Clients frequently ask what’s involved in searching offshore for hidden assets. More often than not, the answer is, “it takes time and a lot more money than it’s probably worth, unless you’re looking for millions of dollars.”
While not every divorce case involves millions of dollars in an offshore bank account, even an onshore search follows the same principles: look not just for money in the name of the person but in the name of secret companies that person created.
Unless there is hard evidence that a person has hidden assets offshore, we like to start onshore for a few simple reasons:
- It’s a lot cheaper, and if you find a good haul of assets you may find your way to a reasonable settlement. The extra money offshore could still be there, but it may not make financial sense to go after it because of the fees and the length of time it could take to litigate in Caribbean and other tax havens.

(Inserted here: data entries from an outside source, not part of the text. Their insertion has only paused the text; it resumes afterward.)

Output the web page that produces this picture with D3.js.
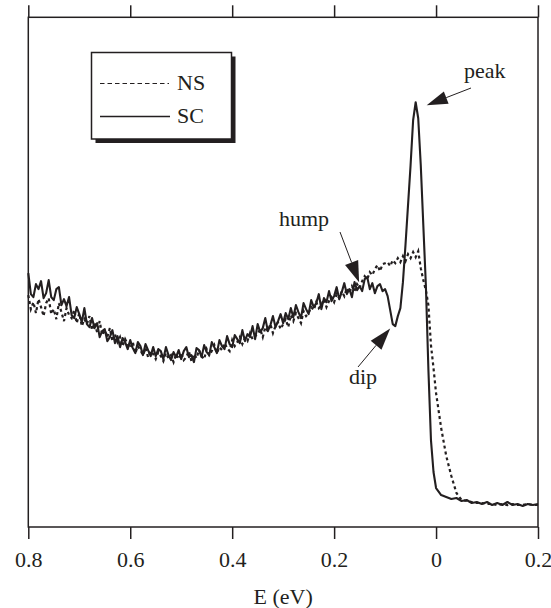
<!DOCTYPE html>
<html>
<head>
<meta charset="utf-8">
<script src="https://cdn.jsdelivr.net/npm/d3@7"></script>
<style>
  html, body { margin: 0; padding: 0; background: #fff; }
  svg { display: block; }
  text { font-family: "Liberation Serif", "Times New Roman", serif; fill: #231f20; }
</style>
</head>
<body>
<svg id="chart" width="551" height="608"></svg>
<script>
// ---- data (E in eV, intensity in arbitrary units) ----
const energy = [
  0.800,0.795,0.790,0.785,0.780,0.775,0.770,0.765,0.760,0.755,
  0.750,0.745,0.740,0.735,0.730,0.725,0.720,0.715,0.710,0.705,
  0.700,0.695,0.690,0.685,0.680,0.675,0.670,0.665,0.660,0.655,
  0.650,0.645,0.640,0.635,0.630,0.625,0.620,0.615,0.610,0.605,
  0.600,0.595,0.590,0.585,0.580,0.575,0.570,0.565,0.560,0.555,
  0.550,0.545,0.540,0.535,0.530,0.525,0.520,0.515,0.510,0.505,
  0.500,0.495,0.490,0.485,0.480,0.475,0.470,0.465,0.460,0.455,
  0.450,0.445,0.440,0.435,0.430,0.425,0.420,0.415,0.410,0.405,
  0.400,0.395,0.390,0.385,0.380,0.375,0.370,0.365,0.360,0.355,
  0.350,0.345,0.340,0.335,0.330,0.325,0.320,0.315,0.310,0.305,
  0.300,0.295,0.290,0.285,0.280,0.275,0.270,0.265,0.260,0.255,
  0.250,0.245,0.240,0.235,0.230,0.225,0.220,0.215,0.210,0.205,
  0.200,0.195,0.190,0.185,0.180,0.175,0.170,0.165,0.160,0.155,
  0.150,0.145,0.140,0.135,0.130,0.125,0.120,0.115,0.110,0.105,
  0.100,
  0.095,0.090,0.085,0.080,0.075,0.070,0.065,0.060,0.055,0.050,
  0.045,0.040,0.035,0.030,0.025,0.020,0.015,0.010,0.005,
  0.00,-0.01,-0.02,-0.03,-0.04,-0.05,-0.06,-0.07,-0.08,-0.09,
  -0.10,-0.11,-0.12,-0.13,-0.14,-0.15,-0.16,-0.17,-0.18,-0.19,-0.20
];
const scValues = [
  254,233,230,243,238,246,229,234,247,230,
  227,238,240,222,228,221,230,212,209,220,
  213,205,219,203,200,209,199,204,190,196,
  198,186,190,197,184,191,180,189,185,178,
  187,179,174,185,181,172,183,177,171,180,
  171,178,176,168,180,172,167,175,170,177,
  168,176,180,170,172,165,179,177,170,182,
  175,172,185,180,174,187,181,178,191,183,
  180,192,188,184,197,186,193,190,201,188,
  203,195,199,209,196,202,211,200,206,213,
  204,214,208,219,210,222,215,209,224,218,
  213,227,220,224,233,218,229,225,236,226,
  231,240,228,235,244,233,238,230,245,237,
  241,236,248,250,238,244,234,241,243,236,
  238,
  231,217,203,201,211,219,245,282,322,362,
  407,425,409,362,302,242,157,87,55,
  39,32,30,28,29,26,27,24,25,23,
  25,22,24,22,25,22,23,21,23,22,23
];
const nsValues = [
  232,218,225,214,228,220,211,224,229,213,
  218,208,224,215,206,219,212,209,217,204,
  214,201,208,203,211,197,204,195,206,192,
  197,190,199,186,193,185,190,181,188,183,
  179,185,174,181,177,172,179,170,176,173,
  168,175,171,166,174,169,172,165,173,168,
  174,167,170,176,166,173,169,177,171,168,
  178,172,176,182,174,180,177,184,179,176,
  187,181,185,190,183,189,186,194,188,191,
  193,198,190,200,196,203,194,201,205,198,
  203,208,200,212,206,214,209,204,216,211,
  214,220,217,225,219,222,228,220,226,230,
  225,233,229,236,231,239,234,241,236,243,
  239,246,251,248,255,252,258,262,256,263,
  264,
  265,261,267,264,269,265,271,266,273,269,
  275,270,276,259,247,237,222,182,159,
  134,99,71,51,34,27,26,25,24,24,
  23,23,22,23,22,23,22,22,23,22,22
];
const tickValues = [0.8, 0.6, 0.4, 0.2, 0, -0.2];
const tickLabels = ["0.8", "0.6", "0.4", "0.2", "0", "0.2"];
const seriesNames = ["NS", "SC"];
const annotations = [
  {label: "peak", E: 0.040, value: 425},
  {label: "hump", E: 0.130, value: 257},
  {label: "dip",  E: 0.090, value: 199}
];

// ---- layout ----
const svg = d3.select("#chart");
const L = 28.3, R = 538, T = 17.3, B = 527;
const x = d3.scaleLinear().domain([0.8, -0.2]).range([L, R]);
const y = d3.scaleLinear().domain([0, 510]).range([B, T]);
const ink = "#231f20";
const font = "'Liberation Serif', 'Times New Roman', serif";

// axes
const bottomAxis = svg.append("g").attr("transform", `translate(0,${B})`)
  .call(d3.axisBottom(x).tickValues(tickValues).tickFormat((d, i) => tickLabels[i]).tickSize(12).tickSizeOuter(0));
bottomAxis.attr("font-family", null).attr("font-size", null);
bottomAxis.select(".domain").remove();
bottomAxis.selectAll("line").attr("stroke", ink).attr("stroke-width", 1.5);
bottomAxis.selectAll("text").attr("y", 40).attr("dy", null)
  .style("font-size", "22px").style("font-family", font).attr("fill", ink);

const topAxis = svg.append("g").attr("transform", `translate(0,${T})`)
  .call(d3.axisTop(x).tickValues(tickValues).tickFormat("").tickSize(12).tickSizeOuter(0));
topAxis.select(".domain").remove();
topAxis.selectAll("line").attr("stroke", ink).attr("stroke-width", 1.5);

// frame
svg.append("rect").attr("x", L).attr("y", T).attr("width", R - L).attr("height", B - T)
  .attr("fill", "none").attr("stroke", ink).attr("stroke-width", 1.5);

// axis title
svg.append("text").attr("x", (L + R) / 2).attr("y", 604).attr("text-anchor", "middle")
  .style("font-size", "22px").style("font-family", font).text("E (eV)");

// lines
const line = vals => d3.line().x((d, i) => x(energy[i])).y(d => y(d))(vals);
svg.append("path").attr("d", line(nsValues)).attr("fill", "none")
  .attr("stroke", ink).attr("stroke-width", 2.2).attr("stroke-dasharray", "3,3");
svg.append("path").attr("d", line(scValues)).attr("fill", "none")
  .attr("stroke", ink).attr("stroke-width", 2.1).attr("stroke-linejoin", "round");

// legend
const lg = svg.append("g");
lg.append("rect").attr("x", 95.5).attr("y", 56.5).attr("width", 140).attr("height", 86.5).attr("fill", ink);
lg.append("rect").attr("x", 91.5).attr("y", 52.5).attr("width", 140).attr("height", 86.5)
  .attr("fill", "#fff").attr("stroke", ink).attr("stroke-width", 1.5);
lg.append("line").attr("x1", 100).attr("x2", 169).attr("y1", 83.5).attr("y2", 83.5)
  .attr("stroke", ink).attr("stroke-width", 1.2).attr("stroke-dasharray", "4.5,3");
lg.append("line").attr("x1", 100).attr("x2", 170).attr("y1", 116.5).attr("y2", 116.5)
  .attr("stroke", ink).attr("stroke-width", 1.5);
lg.append("text").attr("x", 177).attr("y", 90).style("font-size", "22px").style("font-family", font).text(seriesNames[0]);
lg.append("text").attr("x", 177).attr("y", 123).style("font-size", "22px").style("font-family", font).text(seriesNames[1]);

// annotations: arrow = thin line + filled triangle head
function arrow(tipX, tipY, tailX, tailY, headLen, headHalf) {
  const dx = tailX - tipX, dy = tailY - tipY, len = Math.hypot(dx, dy);
  const ux = dx / len, uy = dy / len, px = -uy, py = ux;
  const bx = tipX + ux * headLen, by = tipY + uy * headLen;
  svg.append("line").attr("x1", bx).attr("y1", by).attr("x2", tailX).attr("y2", tailY)
    .attr("stroke", ink).attr("stroke-width", 1);
  svg.append("path").attr("d", `M${tipX},${tipY}L${bx + px * headHalf},${by + py * headHalf}L${bx - px * headHalf},${by - py * headHalf}Z`)
    .attr("fill", ink);
}
// peak
const pk = annotations[0];
arrow(x(pk.E) + 11, y(pk.value) + 3, 471, 88, 21, 6.5);
svg.append("text").attr("x", 464).attr("y", 78).style("font-size", "22px").style("font-family", font).text(pk.label);
// hump
const hm = annotations[1];
arrow(x(hm.E) - 10.7, y(hm.value) + 12, 340, 232, 21, 7);
svg.append("text").attr("x", 279).attr("y", 226).style("font-size", "22px").style("font-family", font).text(hm.label);
// dip
const dp = annotations[2];
arrow(x(dp.E), y(dp.value) + 0.3, 358, 367, 22, 7);
svg.append("text").attr("x", 349).attr("y", 384).style("font-size", "22px").style("font-family", font).text(dp.label);
</script>
</body>
</html>
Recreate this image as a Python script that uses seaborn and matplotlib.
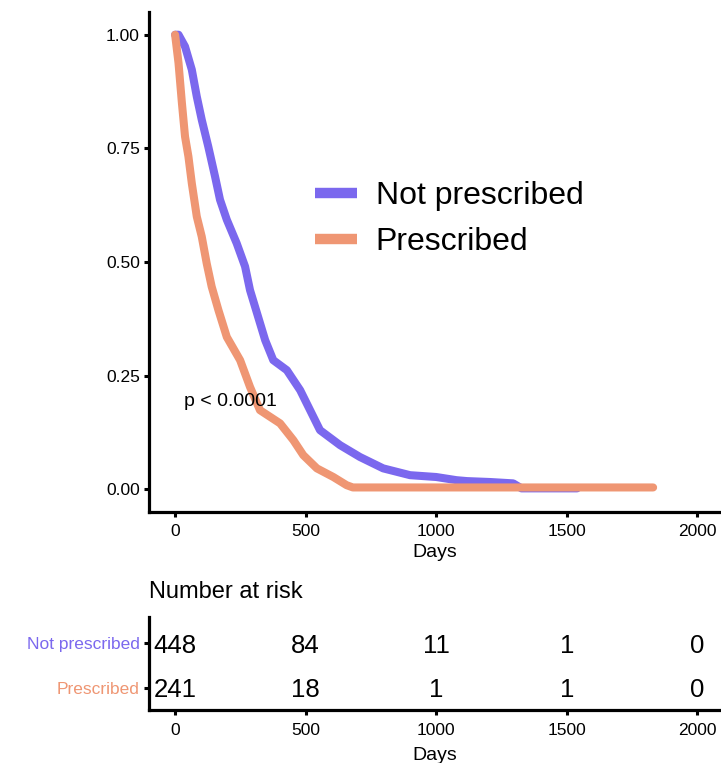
import numpy as np
import pandas as pd
import seaborn as sns
import matplotlib
matplotlib.use("Agg")
import matplotlib.pyplot as plt

# Survival curves (days, survival probability)
not_days = [0, 13, 38, 64, 83, 102, 127, 153, 172, 198, 236, 268, 287, 306, 345,
            376, 428, 479, 555, 632, 708, 797, 900, 1000, 1078, 1118, 1206, 1295,
            1327, 1540]
not_surv = [1.0, 1.0, 0.974, 0.923, 0.864, 0.813, 0.754, 0.688, 0.637, 0.593, 0.541,
            0.490, 0.438, 0.402, 0.328, 0.284, 0.262, 0.218, 0.130, 0.097, 0.071,
            0.046, 0.031, 0.027, 0.020, 0.018, 0.016, 0.013, 0.002, 0.002]

pres_days = [0, 13, 26, 38, 51, 64, 83, 102, 121, 140, 166, 198, 249, 287, 325,
             402, 453, 491, 543, 606, 657, 681, 1831]
pres_surv = [1.0, 0.938, 0.850, 0.776, 0.732, 0.673, 0.600, 0.556, 0.497, 0.446,
             0.394, 0.335, 0.284, 0.225, 0.174, 0.145, 0.108, 0.075, 0.046, 0.027,
             0.009, 0.004, 0.004]

groups = ["Not prescribed", "Prescribed"]
colors = ["#7B68EE", "#EF9673"]

# number at risk table
risk_times = [0, 500, 1000, 1500, 2000]
risk_not = [448, 84, 11, 1, 0]
risk_pres = [241, 18, 1, 1, 0]

df = pd.concat([
    pd.DataFrame({"days": not_days, "surv": not_surv, "group": groups[0]}),
    pd.DataFrame({"days": pres_days, "surv": pres_surv, "group": groups[1]}),
])

sns.set_theme(style="ticks")
plt.rcParams["font.family"] = ["Liberation Sans", "DejaVu Sans"]
plt.rcParams["text.color"] = "black"
plt.rcParams["axes.labelcolor"] = "black"

fig = plt.figure(figsize=(7.21, 7.63), dpi=100)
W, H = 721, 763
ax = fig.add_axes([149 / W, (H - 512) / H, (W - 149) / W, 500 / H])
ax_risk = fig.add_axes([149 / W, (H - 710) / H, (W - 149) / W, 93 / H])

sns.lineplot(data=df, x="days", y="surv", hue="group", hue_order=groups,
             palette=colors, linewidth=5.8, sort=False, estimator=None, ax=ax)

ax.set_xlim(-100, 2091)
ax.set_ylim(-0.05, 1.05)
ax.set_xticks([0, 500, 1000, 1500, 2000])
ax.set_yticks([0, 0.25, 0.5, 0.75, 1.0])
ax.set_yticklabels(["0.00", "0.25", "0.50", "0.75", "1.00"])
ax.set_xlabel("Days", fontsize=14, labelpad=4)
ax.set_ylabel("")
ax.text(34, 0.194, "p < 0.0001", fontsize=14, ha="left", va="center")

handles, labels = ax.get_legend_handles_labels()
leg = ax.legend(handles, labels, loc="center left",
                bbox_to_anchor=((315 - 149) / 572, (512 - 219) / 500),
                frameon=False, fontsize=23, handlelength=1.3,
                handletextpad=0.6, labelspacing=0.5, borderpad=0, borderaxespad=0)
for line in leg.get_lines():
    line.set_linewidth(7.5)
    line.set_solid_capstyle("butt")

# risk table
for i, counts in enumerate([risk_not, risk_pres]):
    for t, n in zip(risk_times, counts):
        ax_risk.text(t, i, str(n), fontsize=18.5, ha="center", va="center_baseline")
ax_risk.set_xlim(-100, 2091)
ax_risk.set_ylim(1.49, -0.58)
ax_risk.set_xticks(risk_times)
ax_risk.set_yticks([0, 1])
ax_risk.set_yticklabels(groups, fontsize=12.5)
ax_risk.set_xlabel("Days", fontsize=14, labelpad=6)
ax_risk.text(0, 1 + (617 - 592) / 93, "Number at risk", fontsize=17,
             ha="left", va="center", transform=ax_risk.transAxes)

for a in [ax, ax_risk]:
    sns.despine(ax=a)
    for s in ["left", "bottom"]:
        a.spines[s].set_linewidth(2.3)
        a.spines[s].set_color("black")
    a.tick_params(width=2.2, length=3.5, colors="black", labelsize=12.5, pad=3)
ax.tick_params(axis="x", pad=5)
ax_risk.tick_params(axis="x", pad=6)
ax_risk.tick_params(axis="y", labelsize=12.5)
for lab, c in zip(ax_risk.get_yticklabels(), colors):
    lab.set_color(c)

fig.savefig("out.png", dpi=100)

- It’s easier to find onshore side companies because of the much larger store of public information in the U.S. compared with most overseas jurisdictions.
- The onshore records may provide good leads to the offshore companies. You may find a property deed notarized in the Cayman Islands or Isle of Man, for example. If you get the tax returns in discovery to a new onshore company, you could see payments from an offshore company that could end up being the subject’s secret company.
If you have reason to suspect that your ex may have offshore accounts or secret onshore accounts, it’s best to discuss your options with an attorney.